私は、長年アイリッシュ音楽の愛好家でいる割には、それほど知識もないし、とりわけ感性や表現力があるわけでもない。なので、これはいわゆるレビューではなく、CDに託けたエッセーみたいなものだと断っておく。
今回触れるのは、1960年代に録音されたラリー・マクドナ (1911-1984)とその兄マイケル=ジョー、音楽仲間たちのセッションを収録したCDだ。ラリー・マクドナの姿はCome West Along the RoadのDVDでも見ることができる。1973年のインタビュー映像で、リールとエアを1曲ずつ演奏する姿が収められている。彼が控えめな笑顔を見せながら訥々と語る様子には、東北に住む者としてある種の懐かしさを覚える。
ラリーとマイケル=ジョーはスライゴー県南部のバリーナファドに生まれた。ロッホ・アローという湖の南のほとりにあり、ロスコモン県との境に近い村だ。
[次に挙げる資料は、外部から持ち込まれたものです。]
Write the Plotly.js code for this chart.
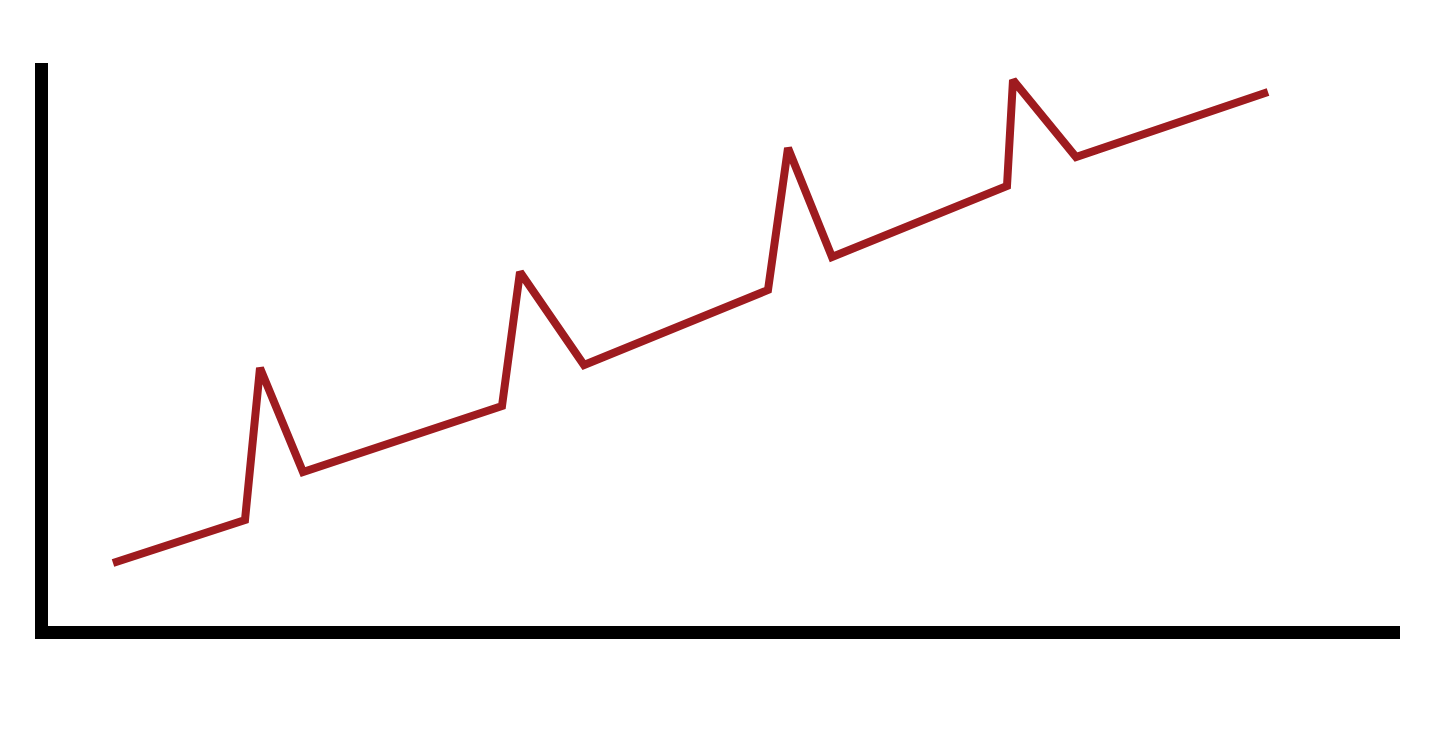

CDに収録された演奏に加わっているのは以下のメンバーである。(組み合わせはトラックによって異なる)兄弟以外のメンバーはロスコモン県出身である。
- ラリー・マクドナ Larry McDonagh (フルート)
- マイケル=ジョー・マクドナ Michael Joe McDonagh (フィドル)
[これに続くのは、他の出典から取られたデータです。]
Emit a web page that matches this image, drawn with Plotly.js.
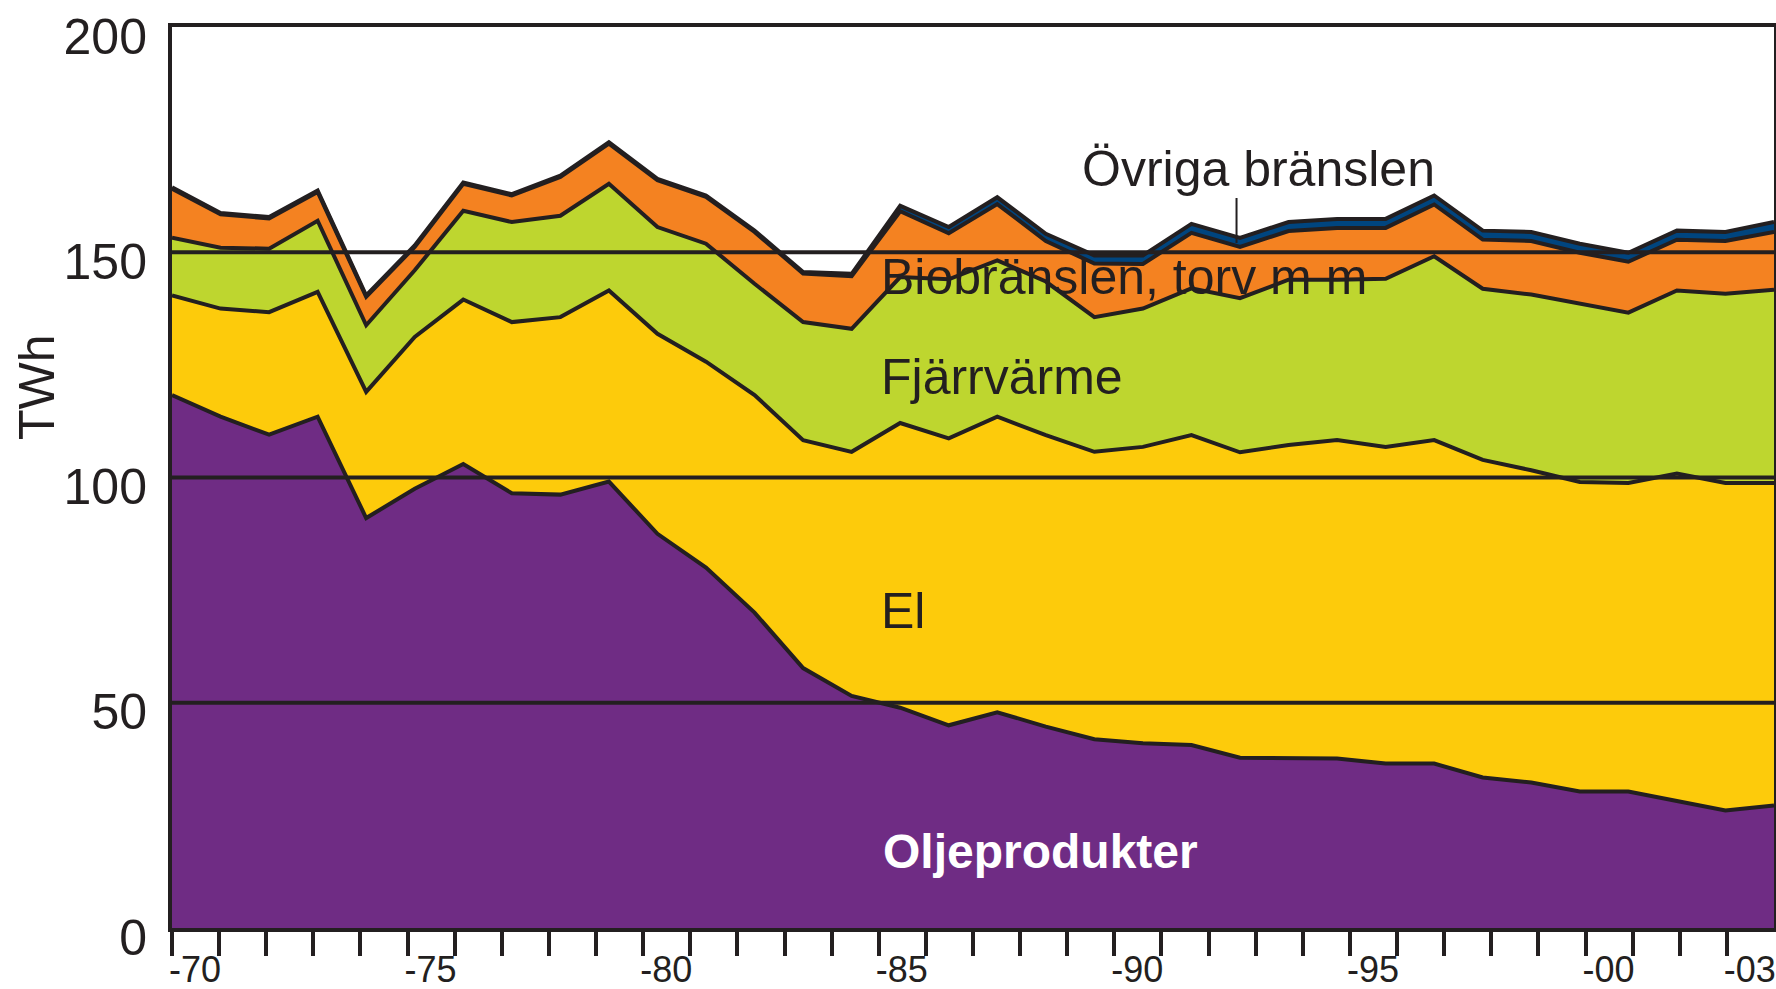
<!DOCTYPE html>
<html>
<head>
<meta charset="utf-8">
<script src="https://cdn.plot.ly/plotly-3.0.1.min.js"></script>
<style>
  html, body { margin: 0; padding: 0; background: #ffffff; }
  #chart { width: 1776px; height: 989px; }
</style>
</head>
<body>
<div id="chart"></div>
<script>
// ---- Data (TWh) ----
const years = [1970,1971,1972,1973,1974,1975,1976,1977,1978,1979,
               1980,1981,1982,1983,1984,1985,1986,1987,1988,1989,
               1990,1991,1992,1993,1994,1995,1996,1997,1998,1999,
               2000,2001,2002,2003];

const oljeprodukter = [118.3,113.5,109.5,113.5,91.0,97.5,103.0,96.5,96.2,99.1,
                       87.5,80.0,70.0,57.7,51.5,48.9,45.0,47.9,44.7,41.9,
                       41.0,40.6,37.8,37.6,37.6,36.5,36.5,33.4,32.3,30.3,
                       30.3,28.2,26.1,27.2];

const el = [22.1,24.0,27.2,27.7,28.0,33.7,36.5,38.0,39.4,42.4,
            44.4,45.7,48.3,50.6,54.2,63.2,63.7,65.6,64.7,63.8,
            65.8,68.8,67.8,69.6,70.7,70.3,71.8,70.5,69.3,68.7,
            68.5,72.7,72.7,71.6];

const fjarrvarme = [12.8,13.5,14.1,15.8,14.8,14.8,19.7,22.2,22.5,23.7,
                    23.7,26.2,24.7,26.2,27.3,32.4,35.3,34.7,34.1,29.9,
                    30.7,32.6,34.2,36.7,35.6,37.3,40.8,38.0,39.0,39.6,
                    37.8,40.6,42.0,42.9];

const biobranslen = [10.9,7.4,6.7,6.4,6.3,5.2,6.0,5.9,8.6,8.9,
                     10.4,10.4,11.5,10.8,11.7,14.6,10.2,12.5,9.0,11.9,
                     9.9,12.3,11.4,10.8,11.5,11.3,11.5,10.9,11.9,11.3,
                     11.3,11.3,11.7,12.8];

const ovriga = [0.3,0.3,0.3,0.3,0.3,0.3,0.3,0.3,0.3,0.3,
                0.3,0.3,0.3,0.3,0.5,1.2,1.4,1.5,1.6,1.8,
                1.9,2.0,2.0,2.0,2.0,2.0,2.0,2.0,2.0,2.0,
                2.0,2.0,2.0,2.2];

const yTicks = [0, 50, 100, 150, 200];

// Tick marks of the original are spaced for 34 intervals across the same width
const tickYears = years;
const tickLabels = ["-70","","","","","-75","","","","",
                    "-80","","","","","-85","","","","",
                    "-90","","","","","-95","","","","",
                    "-00","","","-03"];
const tickPos = tickYears.map(y => 1970 + (y - 1970) * 33 / 34);

const INK = '#231f20';
const FONT = 'Liberation Sans, Arial, Helvetica, sans-serif';

function area(name, values, color) {
  return {
    type: 'scatter', mode: 'lines', name: name,
    x: years, y: values, stackgroup: 'one',
    line: { color: INK, width: 4, shape: 'linear' },
    fillcolor: color, hoverinfo: 'skip'
  };
}

const traces = [
  area('Oljeprodukter', oljeprodukter, '#6f2c84'),
  area('El', el, '#fdcb0b'),
  area('Fjärrvärme', fjarrvarme, '#bed62f'),
  area('Biobränslen, torv m m', biobranslen, '#f48221'),
  area('Övriga bränslen', ovriga, '#00457f')
];

const gridVals = [50, 100, 150];
const shapes = gridVals.map(v => ({
  type: 'line', xref: 'paper', yref: 'y', x0: 0, x1: 1, y0: v, y1: v,
  line: { color: INK, width: 4 }, layer: 'above'
}));
// pointer from the "Övriga bränslen" label
shapes.push({
  type: 'line', xref: 'paper', yref: 'paper', x0: 0.6645, x1: 0.6645, y0: 0.8102, y1: 0.7603,
  line: { color: INK, width: 2 }, layer: 'above'
});

function label(text, x, y, color, size, bold) {
  return {
    text: bold ? '<b>' + text + '</b>' : text,
    xref: 'paper', yref: 'paper', x: x, y: y,
    xanchor: 'left', yanchor: 'middle', showarrow: false,
    font: { family: FONT, size: size, color: color }
  };
}

const annotations = [
  label('Övriga bränslen', 0.5668, 0.8424, INK, 50, false),
  label('Biobränslen, torv m m', 0.4413, 0.7225, INK, 50, false),
  label('Fjärrvärme', 0.4413, 0.6119, INK, 50, false),
  label('El', 0.4413, 0.3513, INK, 50, false),
  label('Oljeprodukter', 0.4425, 0.0847, '#ffffff', 48, true),
  {
    text: 'TWh', xref: 'paper', yref: 'paper', x: -0.0843, y: 0.6004,
    xanchor: 'center', yanchor: 'middle', showarrow: false, textangle: -90,
    font: { family: FONT, size: 50, color: INK }
  }
];

const layout = {
  width: 1776, height: 989,
  margin: { l: 172, r: 2, t: 27, b: 61, pad: 0 },
  paper_bgcolor: '#ffffff', plot_bgcolor: '#ffffff',
  showlegend: false,
  font: { family: FONT, color: INK },
  xaxis: {
    range: [1970, 2003], showgrid: false, zeroline: false,
    showline: true, linecolor: INK, linewidth: 4, mirror: true,
    tickmode: 'array', tickvals: tickPos, ticktext: tickLabels,
    ticks: 'outside', ticklen: 24, tickwidth: 4, tickcolor: INK,
    tickfont: { family: FONT, size: 36, color: INK },
    ticklabelshift: 23, ticklabelstandoff: -17, ticklabeloverflow: 'allow',
    layer: 'above traces', fixedrange: true
  },
  yaxis: {
    range: [0, 200], tickmode: 'array', tickvals: yTicks,
    showgrid: false, zeroline: false,
    showline: true, linecolor: INK, linewidth: 4, mirror: true,
    ticks: '', tickfont: { family: FONT, size: 50, color: INK },
    ticklabelstandoff: 11, ticklabelshift: 9,
    layer: 'above traces', fixedrange: true
  },
  shapes: shapes,
  annotations: annotations
};

Plotly.newPlot('chart', traces, layout, { staticPlot: true, displayModeBar: false });
</script>
</body>
</html>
- トミー・フリン Tommy Flynn (フィドル)
- マイケル・デイリー Michael Daly (フルート)
- パディ・ライアン Paddy Ryan (フィドル)
- トム・ハート Tom Harte (バウロン)
ロスコモン県はターロック・オキャロラン Turlough O’Carolan(1670-1738)ゆかりの土地として知られている。バリーナファドから北東に10キロほど行くとバリーファーノンという街がある。その昔少年期のオキャロランがマクダーモット・ロー McDermott Roe 家の世話になっていた土地で、近くには彼の墓所もある。マクドナ兄弟はオキャロランを敬愛していて、家の壁には彼の肖像画が架けられていた。
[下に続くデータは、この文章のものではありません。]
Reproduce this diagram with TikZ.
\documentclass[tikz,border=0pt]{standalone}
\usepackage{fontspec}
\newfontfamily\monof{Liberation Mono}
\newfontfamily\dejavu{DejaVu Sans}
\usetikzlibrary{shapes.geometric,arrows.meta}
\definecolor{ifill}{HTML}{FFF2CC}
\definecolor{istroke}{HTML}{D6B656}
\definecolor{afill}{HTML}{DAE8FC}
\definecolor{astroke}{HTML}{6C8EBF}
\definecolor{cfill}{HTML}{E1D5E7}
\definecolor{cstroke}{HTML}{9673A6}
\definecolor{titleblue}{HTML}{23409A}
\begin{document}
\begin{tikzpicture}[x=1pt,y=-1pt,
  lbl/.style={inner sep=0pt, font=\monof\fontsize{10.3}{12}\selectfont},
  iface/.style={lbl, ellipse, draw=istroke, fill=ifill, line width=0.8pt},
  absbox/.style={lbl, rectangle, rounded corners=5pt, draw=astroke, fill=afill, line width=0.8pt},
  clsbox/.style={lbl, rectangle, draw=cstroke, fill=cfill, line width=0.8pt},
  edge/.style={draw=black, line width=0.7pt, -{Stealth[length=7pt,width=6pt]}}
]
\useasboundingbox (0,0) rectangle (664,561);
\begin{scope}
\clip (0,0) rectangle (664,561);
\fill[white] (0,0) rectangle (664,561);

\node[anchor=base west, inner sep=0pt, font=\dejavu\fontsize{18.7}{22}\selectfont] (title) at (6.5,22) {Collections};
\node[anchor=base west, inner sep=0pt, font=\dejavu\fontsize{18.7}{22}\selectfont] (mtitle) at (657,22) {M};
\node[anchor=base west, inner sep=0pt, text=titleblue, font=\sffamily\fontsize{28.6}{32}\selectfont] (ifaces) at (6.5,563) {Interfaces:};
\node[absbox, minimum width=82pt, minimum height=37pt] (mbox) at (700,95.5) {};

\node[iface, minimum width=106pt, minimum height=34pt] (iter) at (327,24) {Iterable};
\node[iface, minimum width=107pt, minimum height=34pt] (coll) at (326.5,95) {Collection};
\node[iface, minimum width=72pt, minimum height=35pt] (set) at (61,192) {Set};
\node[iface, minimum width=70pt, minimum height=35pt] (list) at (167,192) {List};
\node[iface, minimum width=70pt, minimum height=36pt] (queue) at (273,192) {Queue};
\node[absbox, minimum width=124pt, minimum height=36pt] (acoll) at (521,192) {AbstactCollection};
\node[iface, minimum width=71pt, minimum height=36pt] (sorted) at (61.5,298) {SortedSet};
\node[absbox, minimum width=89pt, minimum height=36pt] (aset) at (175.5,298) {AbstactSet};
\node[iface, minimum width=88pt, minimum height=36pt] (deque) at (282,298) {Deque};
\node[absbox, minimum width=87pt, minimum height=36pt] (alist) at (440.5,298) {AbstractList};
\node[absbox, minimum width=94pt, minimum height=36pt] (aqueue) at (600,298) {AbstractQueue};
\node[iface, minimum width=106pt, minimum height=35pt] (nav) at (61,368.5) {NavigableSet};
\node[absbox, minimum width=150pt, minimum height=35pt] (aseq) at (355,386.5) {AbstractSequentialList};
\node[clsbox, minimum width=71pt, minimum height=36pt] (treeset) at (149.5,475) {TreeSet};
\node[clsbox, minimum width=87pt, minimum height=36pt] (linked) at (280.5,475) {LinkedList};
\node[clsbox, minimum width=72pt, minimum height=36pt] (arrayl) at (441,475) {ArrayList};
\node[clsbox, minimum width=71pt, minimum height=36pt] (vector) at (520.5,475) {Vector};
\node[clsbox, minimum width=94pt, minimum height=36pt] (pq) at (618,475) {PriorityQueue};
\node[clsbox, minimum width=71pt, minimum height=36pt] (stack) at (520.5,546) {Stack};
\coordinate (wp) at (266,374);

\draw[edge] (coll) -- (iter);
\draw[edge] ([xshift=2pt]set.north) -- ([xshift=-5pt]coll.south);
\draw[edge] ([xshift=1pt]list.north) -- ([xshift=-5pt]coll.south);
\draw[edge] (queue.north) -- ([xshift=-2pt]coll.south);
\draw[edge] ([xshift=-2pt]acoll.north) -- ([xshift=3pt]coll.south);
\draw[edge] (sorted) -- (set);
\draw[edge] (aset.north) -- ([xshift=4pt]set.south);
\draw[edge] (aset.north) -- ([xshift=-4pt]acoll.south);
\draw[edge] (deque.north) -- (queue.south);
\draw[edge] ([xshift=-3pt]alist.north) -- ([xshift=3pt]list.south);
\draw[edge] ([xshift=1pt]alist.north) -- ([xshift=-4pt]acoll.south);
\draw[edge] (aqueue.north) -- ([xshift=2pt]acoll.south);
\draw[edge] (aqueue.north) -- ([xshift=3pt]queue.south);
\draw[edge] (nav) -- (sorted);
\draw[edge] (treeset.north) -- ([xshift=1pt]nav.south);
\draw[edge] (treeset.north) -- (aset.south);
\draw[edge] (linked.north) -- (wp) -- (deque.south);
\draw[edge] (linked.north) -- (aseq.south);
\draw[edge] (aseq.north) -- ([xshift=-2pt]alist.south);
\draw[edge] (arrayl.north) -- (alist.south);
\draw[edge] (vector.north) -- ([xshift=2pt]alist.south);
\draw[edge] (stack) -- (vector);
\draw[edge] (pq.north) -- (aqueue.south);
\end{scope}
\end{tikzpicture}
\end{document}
また、作曲家でフルート奏者のジョシー・マクダーモット Josie McDermott(1925-1992)もバリーファーノン郊外の村の出身である。件のCDに収録された演奏には登場しないが、彼もこのメンバーによく加わっていたという。ところで、これもまたCome West Along the Roadに収録された映像で、トミー・フリンとジョシー・マクダーモットが共演しているものがある。とても好きな映像だけど…今は脱線するのでやめておく。マクダーモットについてはまた別の機会に触れることとしたい。
さて、このCD大きな特徴は、独特のパターンでリズムを紡ぎ出す足踏み音が入っていること。そして、ほとんどのトラックでチューンがひとつだけ取り上げられ、1分前後から長くても2分弱で演奏が終わることである。
パディ・ライアンは解説の中で、マイケル・コールマン Micheal Colemanやジェイムス・モリスン James Morrison以前の古い時代のミュージシャンたちはこのように単独でチューンを演奏したのではないか、と語っている。なかなか興味深い話だ。
1920年頃からアメリカを拠点に活動し、SPレコード媒体による商業録音を残したミュージシャンたちが、アイルランドの伝統音楽に残した影響はとても大きかった。これらのレコードの片面には概ね3分弱~3分半の演奏が収録されていた。(技術的にはそれ以上も可能だったと思われるが、手元にあるこの時代の録音を見る限りではそのくらいがひとつの標準だったみたいだ)
この規格化された時間にちょうど良くフィットするのが2回×3曲のセットや3回×2曲のセットだ。セッションの場でセットを組んで演奏する習慣が、これらのレコーディングに起源を発するものなのかどうかは、敢えて不見識を晒すようなので断言はしないでおこう。セットを組んで演奏の長さを調整する理由としては、ダンスとの関連もあるようだが、複数の系統を持つアイリッシュダンスの歴史をまだよくわかっていない。
しかしながら、このCDで聴くことができるチューン単体での演奏が、純粋な印象を与えるのは確かだ。ラリーたちの演奏は素朴ながら活力に溢れていて、それぞれのチューンを慈しみ楽しんでいる様子が伝わる。演奏を聴きながら、もしかすると、演奏者と聴き手が共に音楽に集中し、また自然に酒や会話に戻っていくのに、2分未満という時間は丁度いいのではないかとも思えてくる。
例えば、セッションの場で、2パートのダブルリールを3回×3曲演奏するとすると、およそ5分の間、聴き手は覚悟を決めて音楽に向き合うか、言い方は悪いが音楽を半分無視して過ごすかのいずれかを選択しないとならない。(このように、「流れてくる音楽や音声を聞き流す」というのは、多くの現代人が当たり前のように行っていることなのだが、白状すると私はこれがなかなか苦手だ。かつての、テレビやラジオに慣れていない時代の人たちもきっとそうだったんじゃないかと推測する)しかも、演奏者が熱中すればその時間はもっと長くなる。わずかな差かもしれないが、音楽が作り出す場の性質はガラッと変わるのではないだろうか。
もちろん、セットを組むことで生まれる音楽的な魅力が、もはやアイリッシュのダンスチューンを演奏する上で欠かせないものになっていることは言うまでもない。しかし、このCDを聴くと、今再び、ひとつの選択として、こうしてよりシンプルにダンスチューンを楽しむ方法もあるのではないかと考えさせられるのだ。